In a game in which the two teams were separated by a single score for nearly the entire duration, settling for three was ultimately a stinging situation for the visitors. Notre Dame didn’t know then Buchner would only complete 10 of 18 pass attempts for 177 yards and zero touchdowns and run 11 times for 18 yards.

But it became quite clear as the night wore on that the Irish didn’t have it offensively.

“In the first half, we were rolling as an offense,” Buchner said. “We were executing. We were rolling… When it wasn’t clicking in the second half, that’s what killed us.”

Ohio State scored the game’s first touchdown on a CJ Stroud touchdown pass to wide receiver Emeke Egbuka with 5:32 left in the first quarter. The Buckeyes didn’t get back into the end zone until there were 17 seconds left in the third quarter. That 24-yard strike from Stroud to wide receiver Xavier Johnson still put the Buckeyes ahead 14-10. They went up 21-10 with 4:51 left in the game on a Miyan Williams two-yard touchdown rush. The TD capped a 14-play, 95-yard drive.
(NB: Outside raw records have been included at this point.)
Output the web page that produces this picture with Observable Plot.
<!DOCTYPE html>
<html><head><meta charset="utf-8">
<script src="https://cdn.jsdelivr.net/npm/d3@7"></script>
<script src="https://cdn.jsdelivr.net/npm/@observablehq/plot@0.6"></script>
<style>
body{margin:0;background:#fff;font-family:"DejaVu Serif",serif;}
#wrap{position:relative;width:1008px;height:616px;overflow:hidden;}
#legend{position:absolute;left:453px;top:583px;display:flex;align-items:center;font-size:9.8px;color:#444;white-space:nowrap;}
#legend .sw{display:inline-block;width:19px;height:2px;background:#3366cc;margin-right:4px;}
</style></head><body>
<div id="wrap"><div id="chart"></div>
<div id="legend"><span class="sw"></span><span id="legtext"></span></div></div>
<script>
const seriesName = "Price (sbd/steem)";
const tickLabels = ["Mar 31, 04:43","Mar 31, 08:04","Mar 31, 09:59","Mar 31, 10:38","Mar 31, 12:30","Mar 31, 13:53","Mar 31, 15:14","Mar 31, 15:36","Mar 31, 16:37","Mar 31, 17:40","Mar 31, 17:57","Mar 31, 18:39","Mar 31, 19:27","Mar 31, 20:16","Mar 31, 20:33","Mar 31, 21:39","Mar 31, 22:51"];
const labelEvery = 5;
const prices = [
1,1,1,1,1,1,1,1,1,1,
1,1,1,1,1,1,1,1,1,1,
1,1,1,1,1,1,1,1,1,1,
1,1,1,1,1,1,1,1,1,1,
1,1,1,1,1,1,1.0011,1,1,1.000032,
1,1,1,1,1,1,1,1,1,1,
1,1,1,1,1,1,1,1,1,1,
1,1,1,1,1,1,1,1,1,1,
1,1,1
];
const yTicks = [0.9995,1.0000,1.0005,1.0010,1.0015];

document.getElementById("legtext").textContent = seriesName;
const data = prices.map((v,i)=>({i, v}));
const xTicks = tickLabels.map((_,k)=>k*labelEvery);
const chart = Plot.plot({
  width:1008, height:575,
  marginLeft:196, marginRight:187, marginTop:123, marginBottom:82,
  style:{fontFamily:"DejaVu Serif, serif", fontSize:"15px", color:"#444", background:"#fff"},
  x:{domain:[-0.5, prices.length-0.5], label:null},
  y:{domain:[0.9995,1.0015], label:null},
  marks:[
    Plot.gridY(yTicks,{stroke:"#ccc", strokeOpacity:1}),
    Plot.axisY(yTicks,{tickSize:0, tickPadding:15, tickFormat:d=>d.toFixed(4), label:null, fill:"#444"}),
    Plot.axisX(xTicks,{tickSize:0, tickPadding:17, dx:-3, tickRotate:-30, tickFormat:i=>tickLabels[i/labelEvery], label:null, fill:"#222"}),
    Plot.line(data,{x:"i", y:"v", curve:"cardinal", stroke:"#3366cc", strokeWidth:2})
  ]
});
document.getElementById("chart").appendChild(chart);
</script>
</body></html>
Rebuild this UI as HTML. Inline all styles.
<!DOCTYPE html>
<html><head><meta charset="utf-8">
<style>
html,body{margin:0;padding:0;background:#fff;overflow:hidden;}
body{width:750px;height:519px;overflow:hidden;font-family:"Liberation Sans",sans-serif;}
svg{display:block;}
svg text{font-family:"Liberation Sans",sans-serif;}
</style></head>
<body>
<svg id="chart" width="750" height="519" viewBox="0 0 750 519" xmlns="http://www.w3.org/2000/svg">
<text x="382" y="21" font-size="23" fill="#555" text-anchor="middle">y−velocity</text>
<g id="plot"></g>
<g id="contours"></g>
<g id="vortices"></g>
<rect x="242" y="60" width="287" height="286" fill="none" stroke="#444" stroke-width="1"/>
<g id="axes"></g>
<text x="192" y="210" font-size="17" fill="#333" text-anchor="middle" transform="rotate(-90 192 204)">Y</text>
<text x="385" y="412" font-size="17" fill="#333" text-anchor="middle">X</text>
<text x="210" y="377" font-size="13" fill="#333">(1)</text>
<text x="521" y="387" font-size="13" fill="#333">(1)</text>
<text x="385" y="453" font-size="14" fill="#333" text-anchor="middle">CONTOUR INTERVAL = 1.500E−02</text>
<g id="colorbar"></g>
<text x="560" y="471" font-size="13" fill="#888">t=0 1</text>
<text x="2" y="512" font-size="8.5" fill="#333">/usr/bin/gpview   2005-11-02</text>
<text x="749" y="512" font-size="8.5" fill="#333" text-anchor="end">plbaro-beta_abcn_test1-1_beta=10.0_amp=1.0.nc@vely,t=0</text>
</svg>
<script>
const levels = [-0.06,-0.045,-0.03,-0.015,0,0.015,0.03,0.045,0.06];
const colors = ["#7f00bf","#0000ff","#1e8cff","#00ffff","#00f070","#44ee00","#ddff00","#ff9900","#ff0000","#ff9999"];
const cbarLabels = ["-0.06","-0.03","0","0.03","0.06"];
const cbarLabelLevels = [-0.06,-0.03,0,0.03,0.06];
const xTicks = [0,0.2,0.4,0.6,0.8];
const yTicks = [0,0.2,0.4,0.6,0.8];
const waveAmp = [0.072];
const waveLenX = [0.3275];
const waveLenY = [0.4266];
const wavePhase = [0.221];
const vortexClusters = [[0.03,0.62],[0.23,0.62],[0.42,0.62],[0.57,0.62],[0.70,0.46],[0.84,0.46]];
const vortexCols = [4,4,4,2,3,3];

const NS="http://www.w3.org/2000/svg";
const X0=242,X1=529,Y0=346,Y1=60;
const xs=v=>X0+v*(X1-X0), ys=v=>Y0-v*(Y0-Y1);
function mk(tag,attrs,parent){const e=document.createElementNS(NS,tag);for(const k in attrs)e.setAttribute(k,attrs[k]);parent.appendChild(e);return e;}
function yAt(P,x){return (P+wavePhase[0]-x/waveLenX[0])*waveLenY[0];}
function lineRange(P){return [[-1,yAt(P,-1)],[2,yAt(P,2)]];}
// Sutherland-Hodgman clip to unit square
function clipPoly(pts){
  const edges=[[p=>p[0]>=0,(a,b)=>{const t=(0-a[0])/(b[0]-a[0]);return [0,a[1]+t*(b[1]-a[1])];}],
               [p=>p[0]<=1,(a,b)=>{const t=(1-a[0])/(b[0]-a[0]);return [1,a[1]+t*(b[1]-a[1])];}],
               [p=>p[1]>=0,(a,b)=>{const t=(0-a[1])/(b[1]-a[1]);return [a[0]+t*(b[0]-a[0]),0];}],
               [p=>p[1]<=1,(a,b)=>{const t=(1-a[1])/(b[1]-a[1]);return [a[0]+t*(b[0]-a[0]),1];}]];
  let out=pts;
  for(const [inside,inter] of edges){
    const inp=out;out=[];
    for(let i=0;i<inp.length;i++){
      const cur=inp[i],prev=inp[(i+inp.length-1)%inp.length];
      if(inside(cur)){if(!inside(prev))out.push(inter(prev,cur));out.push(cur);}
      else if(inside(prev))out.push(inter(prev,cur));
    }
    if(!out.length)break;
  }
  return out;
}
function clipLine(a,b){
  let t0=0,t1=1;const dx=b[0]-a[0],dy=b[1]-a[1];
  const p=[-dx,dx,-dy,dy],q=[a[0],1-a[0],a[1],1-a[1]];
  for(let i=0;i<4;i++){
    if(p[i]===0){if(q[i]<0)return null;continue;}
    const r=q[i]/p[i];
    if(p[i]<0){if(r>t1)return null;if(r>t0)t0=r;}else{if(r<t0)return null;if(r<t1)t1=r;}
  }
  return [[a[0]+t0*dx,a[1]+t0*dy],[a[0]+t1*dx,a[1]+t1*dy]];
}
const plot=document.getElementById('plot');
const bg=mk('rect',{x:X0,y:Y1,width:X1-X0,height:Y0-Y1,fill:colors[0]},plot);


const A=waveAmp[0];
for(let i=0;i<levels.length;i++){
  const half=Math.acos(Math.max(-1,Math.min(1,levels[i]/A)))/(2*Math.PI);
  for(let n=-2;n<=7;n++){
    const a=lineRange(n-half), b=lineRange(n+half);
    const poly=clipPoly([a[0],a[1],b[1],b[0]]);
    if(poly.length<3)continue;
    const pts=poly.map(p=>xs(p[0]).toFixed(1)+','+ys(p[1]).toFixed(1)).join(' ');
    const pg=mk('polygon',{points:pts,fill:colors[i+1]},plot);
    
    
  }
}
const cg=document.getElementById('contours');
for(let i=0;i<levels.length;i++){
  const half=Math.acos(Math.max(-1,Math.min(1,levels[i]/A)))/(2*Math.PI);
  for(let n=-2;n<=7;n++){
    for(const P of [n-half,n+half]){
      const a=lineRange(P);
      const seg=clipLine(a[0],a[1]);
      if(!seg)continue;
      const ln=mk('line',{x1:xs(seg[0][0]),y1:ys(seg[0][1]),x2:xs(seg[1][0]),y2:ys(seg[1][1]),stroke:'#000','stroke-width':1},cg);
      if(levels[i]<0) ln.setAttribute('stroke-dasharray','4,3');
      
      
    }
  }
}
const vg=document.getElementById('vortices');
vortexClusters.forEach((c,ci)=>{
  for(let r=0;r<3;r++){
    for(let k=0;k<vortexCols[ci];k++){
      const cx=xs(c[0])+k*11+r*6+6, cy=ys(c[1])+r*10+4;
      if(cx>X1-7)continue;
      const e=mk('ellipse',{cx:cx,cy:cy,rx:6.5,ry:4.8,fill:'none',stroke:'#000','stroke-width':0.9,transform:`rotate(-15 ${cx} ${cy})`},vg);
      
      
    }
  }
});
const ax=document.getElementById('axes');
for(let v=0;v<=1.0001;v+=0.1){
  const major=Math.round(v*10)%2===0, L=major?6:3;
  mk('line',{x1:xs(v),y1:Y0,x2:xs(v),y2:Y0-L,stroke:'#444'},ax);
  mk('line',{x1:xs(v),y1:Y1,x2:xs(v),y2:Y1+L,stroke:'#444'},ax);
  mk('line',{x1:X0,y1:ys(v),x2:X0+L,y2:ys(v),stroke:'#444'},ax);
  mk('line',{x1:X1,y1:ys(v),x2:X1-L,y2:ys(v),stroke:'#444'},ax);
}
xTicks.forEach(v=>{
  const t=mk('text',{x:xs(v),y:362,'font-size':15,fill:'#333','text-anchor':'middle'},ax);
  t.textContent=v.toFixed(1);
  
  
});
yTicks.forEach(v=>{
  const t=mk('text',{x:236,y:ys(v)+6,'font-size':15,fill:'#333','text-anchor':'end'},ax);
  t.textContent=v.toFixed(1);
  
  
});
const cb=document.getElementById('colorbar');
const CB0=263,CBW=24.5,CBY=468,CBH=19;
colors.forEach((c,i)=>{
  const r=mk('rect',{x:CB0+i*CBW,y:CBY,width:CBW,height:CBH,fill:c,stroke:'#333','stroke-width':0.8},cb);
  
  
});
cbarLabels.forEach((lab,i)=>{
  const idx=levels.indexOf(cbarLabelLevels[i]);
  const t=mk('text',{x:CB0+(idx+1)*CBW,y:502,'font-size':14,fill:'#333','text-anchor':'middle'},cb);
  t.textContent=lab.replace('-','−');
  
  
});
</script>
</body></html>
The Notre Dame defense frustrated Stroud and the Ohio State offense for long enough to keep the Irish in the game. The Irish offense didn’t pull its weight.

The wide receiver concerns that dominated offseason headlines manifested throughout the night. At the time Notre Dame got the ball back trailing by 11 with less than five minutes left, tight end Michael Mayer had five receptions. No other Notre Dame player had more than one. Buchner wasn’t bad in his first career start. But he wasn’t anything close to prolific. His wide receivers were partly to blame, but in the end it was also evident how much more of a polished passer Stroud is than Buchner at this point in their respective careers.

The running game Freeman wanted to lead the charge didn’t exactly show up either. Notre Dame rushed 30 times for 76 yards (2.5 yards per carry). It was an overall ugly evening for offensive coordinator Tommy Rees and company. It’s back to the drawing board for Rees with two winnable home games coming up against Marshall and California before taking on a high-powered North Carolina offense on the road on Sept. 24.